# Ionizing Radiation in a Cloud Chamber

1. Mar 23, 2013

### rkum99

Hello!

I've been doing a lot of research on cloud chambers recently, and I've
come up with a quite a few questions on the behavior of certain types

1) For a start, I assume that gamma-rays and X-rays will induce Compton
scattering inside the cloud chamber. Would a photon realistically undergo
the compton effect multiple times?

My guess: Yes. However, after a few times, the photon will no longer possess
enough energy to undergo the compton effect.

2) I know the compton scattering equation:

λ' - λ = (h/mc) (1 - cosθ)

Unfortunately, I can only realistically approximate the value for λ, while I have
no way to find the value of θ or λ' based on the trails in the cloud chamber. Is
there any way I could figure out or at least estimate such values?
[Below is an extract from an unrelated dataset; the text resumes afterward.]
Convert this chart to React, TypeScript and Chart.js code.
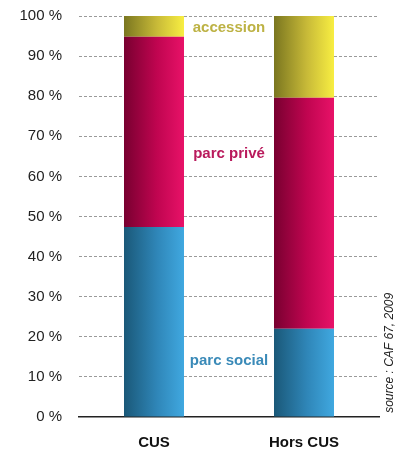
import React, { useEffect, useRef } from "react";
import { Chart, registerables } from "chart.js";

Chart.register(...registerables);

const categories = ["CUS", "Hors CUS"];
const parcSocial = [47.4, 22.0];
const parcPrive = [47.4, 57.6];
const accession = [5.2, 20.4];
const seriesNames = ["parc social", "parc privé", "accession"];
const sourceText = "source : CAF 67, 2009";

const FONT = "'Liberation Sans', Arial, Helvetica, sans-serif";
const BAR_FRACTION = 0.4;

function gradientFor(stops: [string, string, string]) {
  return (c: any) => {
    const chart = c.chart;
    const area = chart.chartArea;
    const xs = chart.scales && chart.scales.x;
    if (!area || !xs || c.dataIndex === undefined) return stops[2];
    const center = xs.getPixelForValue(c.dataIndex);
    const w = (area.width / categories.length) * BAR_FRACTION;
    const g = chart.ctx.createLinearGradient(center - w / 2, 0, center + w / 2, 0);
    g.addColorStop(0, stops[0]);
    g.addColorStop(0.55, stops[1]);
    g.addColorStop(1, stops[2]);
    return g;
  };
}

const labelsPlugin = {
  id: "insideLabels",
  afterDraw(chart: any) {
    const { ctx, chartArea, scales } = chart;
    const ys = scales.y;
    const cx = (chartArea.left + chartArea.right) / 2;
    ctx.save();
    ctx.textAlign = "center";
    ctx.textBaseline = "middle";
    ctx.font = `bold 15px ${FONT}`;
    ctx.fillStyle = "#bdb244";
    ctx.fillText(seriesNames[2], cx, ys.getPixelForValue(97));
    ctx.fillStyle = "#b91a5c";
    ctx.fillText(seriesNames[1], cx, ys.getPixelForValue(65.5));
    ctx.fillStyle = "#3a8ab8";
    ctx.fillText(seriesNames[0], cx, ys.getPixelForValue(14));
    // source, rotated
    ctx.translate(chartArea.right + 11, ys.getPixelForValue(16));
    ctx.rotate(-Math.PI / 2);
    ctx.font = `italic 12px ${FONT}`;
    ctx.fillStyle = "#222";
    ctx.fillText(sourceText, 0, 0);
    ctx.restore();
  },
};

export default function App() {
  const ref = useRef<HTMLCanvasElement | null>(null);
  useEffect(() => {
    if (!ref.current) return;
    const chart = new Chart(ref.current, {
      type: "bar",
      data: {
        labels: categories,
        datasets: [
          {
            label: seriesNames[0],
            data: parcSocial,
            backgroundColor: gradientFor(["#1a5878", "#2f86b8", "#40a8e0"]),
          },
          {
            label: seriesNames[1],
            data: parcPrive,
            backgroundColor: gradientFor(["#780030", "#c00550", "#e81268"]),
          },
          {
            label: seriesNames[2],
            data: accession,
            backgroundColor: gradientFor(["#7a7620", "#c8ba38", "#f8ee42"]),
          },
        ],
      },
      options: {
        animation: false,
        responsive: false,
        devicePixelRatio: 1,
        barPercentage: BAR_FRACTION,
        categoryPercentage: 1,
        layout: { padding: { top: 16, right: 29, left: 0, bottom: 0 } },
        plugins: {
          legend: { display: false },
          tooltip: { enabled: false },
          title: { display: false },
        },
        scales: {
          x: {
            stacked: true,
            grid: { display: false, drawTicks: false },
            border: { display: true, color: "#222", width: 1.5 },
            ticks: {
              padding: 17,
              color: "#111",
              font: { family: FONT, size: 15, weight: "bold" },
            },
            afterFit: (s: any) => {
              s.height = 33;
              s.paddingLeft = 0;
              s.paddingRight = 0;
            },
          },
          y: {
            stacked: true,
            min: 0,
            max: 100,
            border: { display: false, dash: [3, 2] },
            grid: {
              drawTicks: false,
              color: (c: any) => (c.tick && c.tick.value === 0 ? "rgba(0,0,0,0)" : "#9a9a9a"),
              lineWidth: 1,
            },
            ticks: {
              stepSize: 10,
              padding: 17,
              color: "#222",
              font: { family: FONT, size: 15 },
              callback: (v: any) => `${v} %`,
            },
            afterFit: (s: any) => {
              s.width = 79;
              s.paddingTop = 0;
              s.paddingBottom = 0;
            },
          },
        },
      } as any,
      plugins: [labelsPlugin],
    });
    return () => chart.destroy();
  }, []);
  return (
    <div style={{ position: "absolute", left: 0, top: 0, width: 408, height: 450, background: "#fff" }}>
      <canvas ref={ref} width={408} height={450} style={{ display: "block" }} />
    </div>
  );
}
3) The trails caused by beta decay in the cloud chamber bend much less than electrons
created through compton scattering by gamma rays. Is there any scientific reason
for this phenomena?

I'm assuming that my "compton scattering assumption" is accurate. If it isn't I would
appreciate if a better explanation could be provided.

I'm not sure if this should have gone in the homework section. If it should

Thanks for the help!

2. Mar 24, 2013

### Staff: Mentor

If the energy is high enough, sure. Pair production is possible, too, if the energy is high enough.

Ýou will need the electron energy, the direction of the photon source or the direction of the photon afterwards, I think.

Less energy for Compton photons. That depends on the energies of your photons and beta decays.

3. Mar 24, 2013

### rkum99

Hello!

2) So it is unlikely that I will be able to mathematically analyze
what happens in a cloud chamber, since I cannot measure
the angle with which an electron shoots out in a cloud chamber.

3) Is it valid to say that when a free electron interacts with an
atom, the coulumbic forces between the two particles could
knock out an electron and bend the incoming electron (provided
it as enough energy)?

Note: THe gamma source I am analyzing is uranium ore. I am
comparing the electron trails from compton scattering to
the beta trails emitted by the uranium ore.

Thanks for the help!

Last edited: Mar 24, 2013
4. Mar 24, 2013

### Staff: Mentor

Anything would work, including the energy of the electron (curvature in a magnetic field?).
That is a possible process, indeed.

5. Mar 24, 2013

### rkum99

Hello!

So higher energy beta particles, that have more kinetic energy
and momentum are able to retain their original path better than
lower energy particles, which can be more easily bent by a force.

So why do some high energy beta particles not ionize at all. Would
it be due to a smaller timeframe between which the coulombic forces
between the two electrons interact?

6. Mar 24, 2013

### Staff: Mentor

Which particles do you mean?

The ionization rate drops with increasing velocity (and slowly rises again for very high energy), but it does not go to zero.

7. Mar 24, 2013

### rkum99

Hello!

Oh, that seems to make more intuitive sense.

In the cloud chamber, high energy beta particles didn't
create any trails, so I assumed that they were not
ionizing the vapor.

I suppose it simply didn't ionize enough particles to create
noticable trails. Another question that pops up:

Why would the electrons have a somewhat low energy? Is
there a scientific explanation for this phenomena?

Last edited: Mar 24, 2013
8. Mar 24, 2013

### Staff: Mentor

How did you know they were there?
Which electrons?
Compton electrons have a broad distribution of energy, as you can calculate with the help of the formula in the first post.

9. Mar 24, 2013

### rkum99

Hello!

That is a good point......:rofl:

The beta source was certainly radioactive though -
the geiger counter registered a large amount of radiation
from it. I have heard of cases where a substance is so
radioactive, the cloud chamber ceases to work well (I have
no idea why).

Sorry for the vague questions, but the electrons I was
talking about were those that were compton scattered in
the cloud chamber. It my cloud chamber, the electrons
that were scattered tended to bend easily, so I assumed
they had lower energy than beta particles (which did not
bend easily).

I was wondering if there was any reason that the electrons
tended to have lower energies. Lots of the electrons were
bending, so it didn't seem like it was completely randomized
(although it seems like it should be).